# Church plateform lights



## gleeming (May 24, 2009)

Looking for ideas of kinds of lights to put in a church auditorium to light the stage. They have track lights right now. That have a little to many track heads on them. In the last three years have repaired/replaced several parts and have finally convinced them to change. What have you all used before? Any suggestions? Thanks


----------



## McClary’s Electrical (Feb 21, 2009)

gleeming said:


> Looking for ideas of kinds of lights to put in a church auditorium to light the stage. They have track lights right now. That have a little to many track heads on them. In the last three years have repaired/replaced several parts and have finally convinced them to change. What have you all used before? Any suggestions? Thanks


You convinced them to change without knowing an alternative?


----------



## gleeming (May 24, 2009)

mcclary's electrical said:


> You convinced them to change without knowing an alternative?


More like convinced them to explore options. But since I'm a member an doing the job pro bono, I'm pretty positive we are going to change.


----------



## amptech (Sep 21, 2007)

They need to bite the bullet and buy real stage lighting. I fought this for years with churches trying to use residential track lights and then being mad at me because it was inadequate.


----------



## gleeming (May 24, 2009)

amptech said:


> They need to bite the bullet and buy real stage lighting. I fought this for years with churches trying to use residential track lights and then being mad at me because it was inadequate.

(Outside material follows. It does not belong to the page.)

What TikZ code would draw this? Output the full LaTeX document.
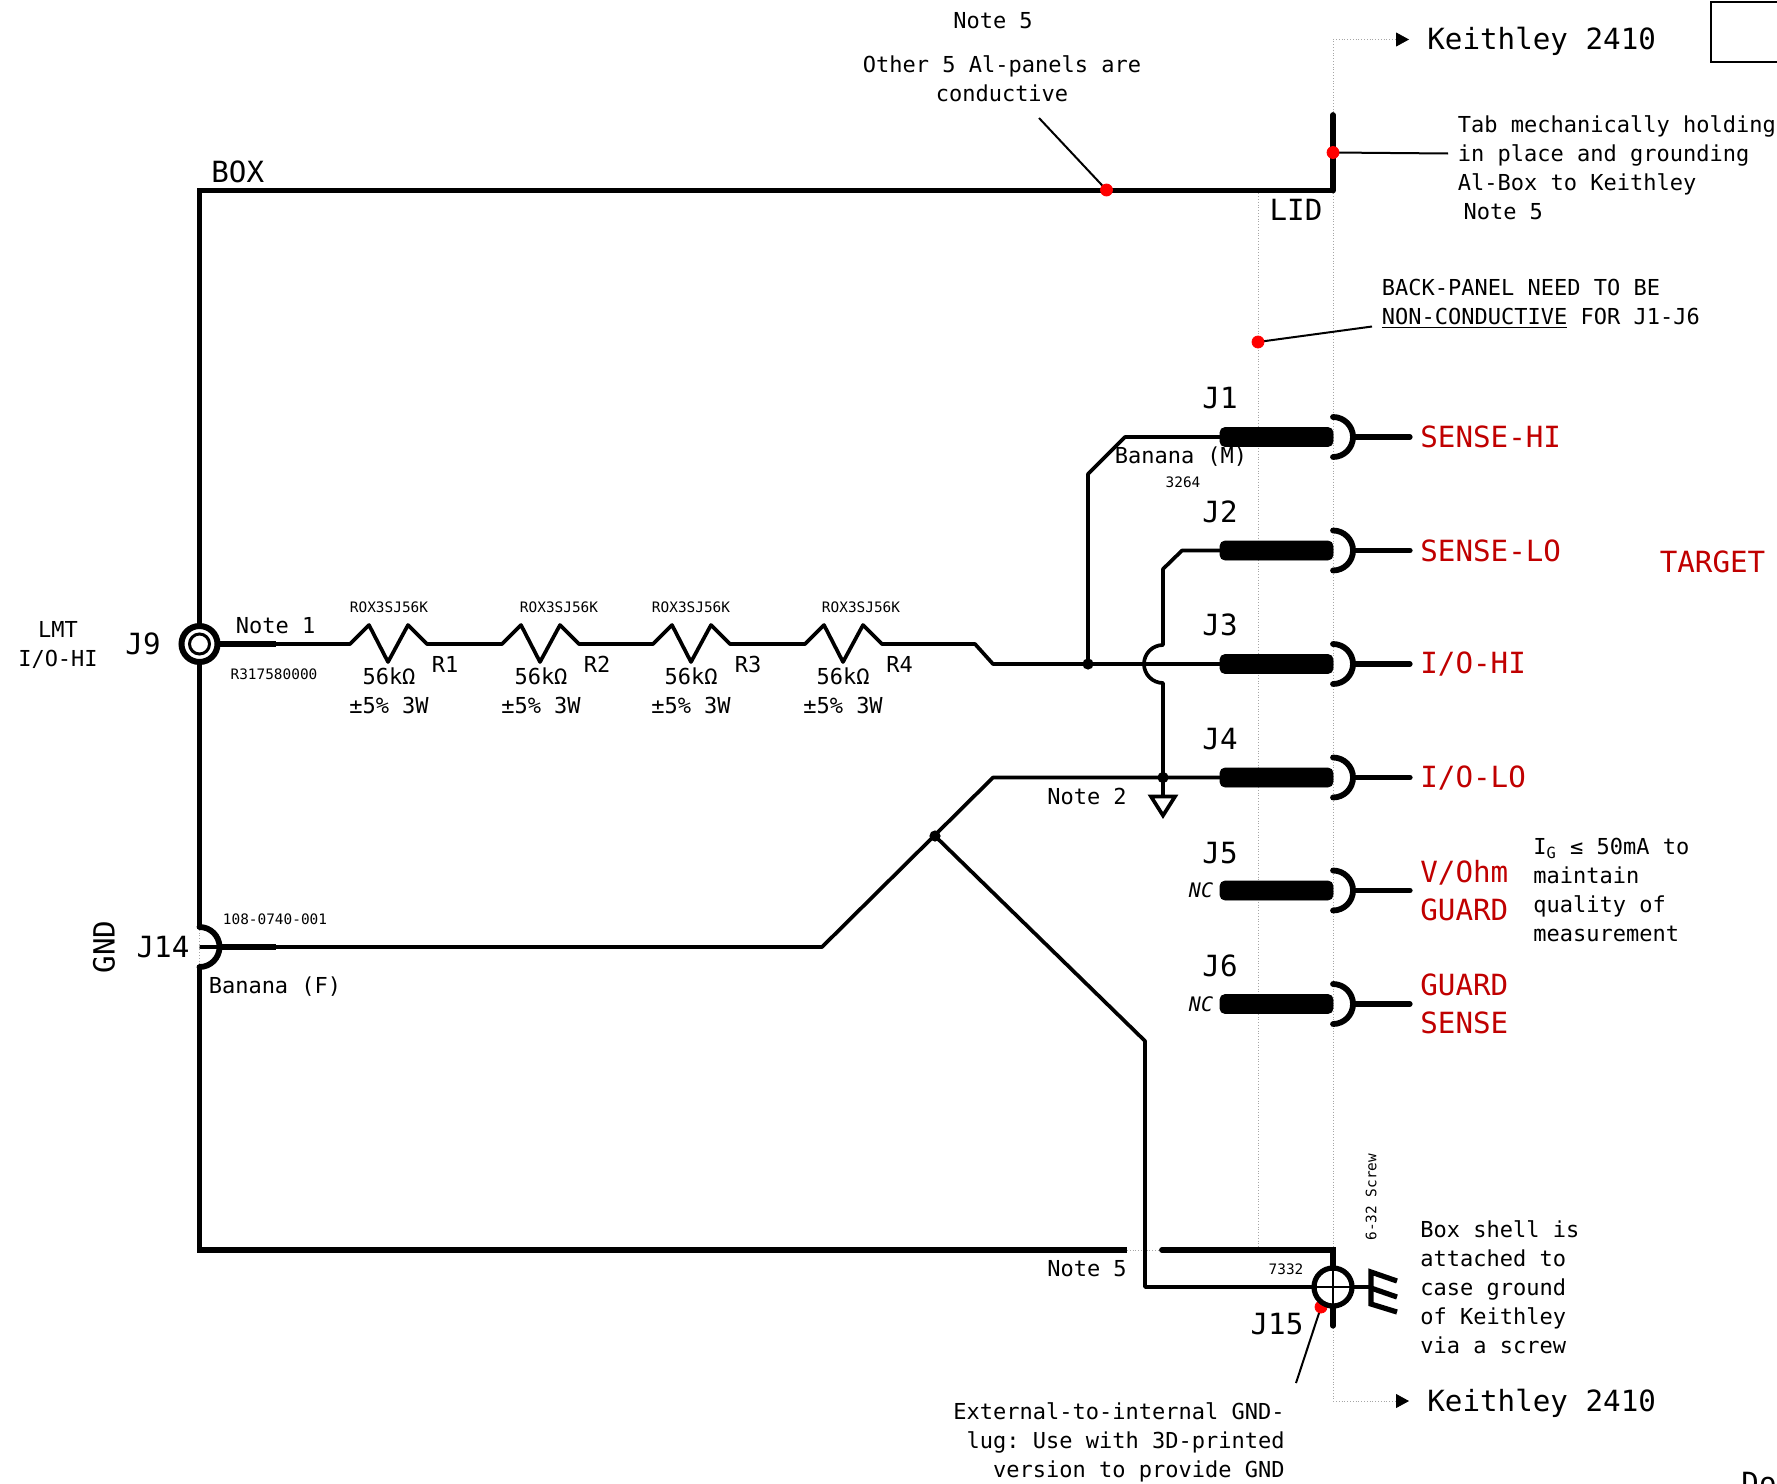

This is exactly what I am wanting. They would like to get a cost idea and plan. But I have never designed a stage lighting plan of this size before and would like ideas of how to proceed. I would prefer to do this my self but am not against having to call in an expert... Any help would be appreciated.


----------



## amptech (Sep 21, 2007)

gleeming said:


> This is exactly what I am wanting. They would like to get a cost idea and plan. But I have never designed a stage lighting plan of this size before and would like ideas of how to proceed. I would prefer to do this my self but am not against having to call in an expert... Any help would be appreciated.


I refer the church to a sound and lighting company. There are three in central Indiana I like to work with. They can start simple with a stage light bar setup that can upgrade to using a dimmer rack later on. They always end up going with a dimmer rack eventually.


----------



## gleeming (May 24, 2009)

amptech said:


> I refer the church to a sound and lighting company. There are three in central Indiana I like to work with. They can start simple with a stage light bar setup that can upgrade to using a dimmer rack later on. They always end up going with a dimmer rack eventually.


I'll look up some in my area I'm sure there is one around here thanks


----------



## Cletis (Aug 20, 2010)

*church*

Here. Better make sure they have enough power up there! 

http://www.stagelights.com/Stage Lighting Packages.htm


----------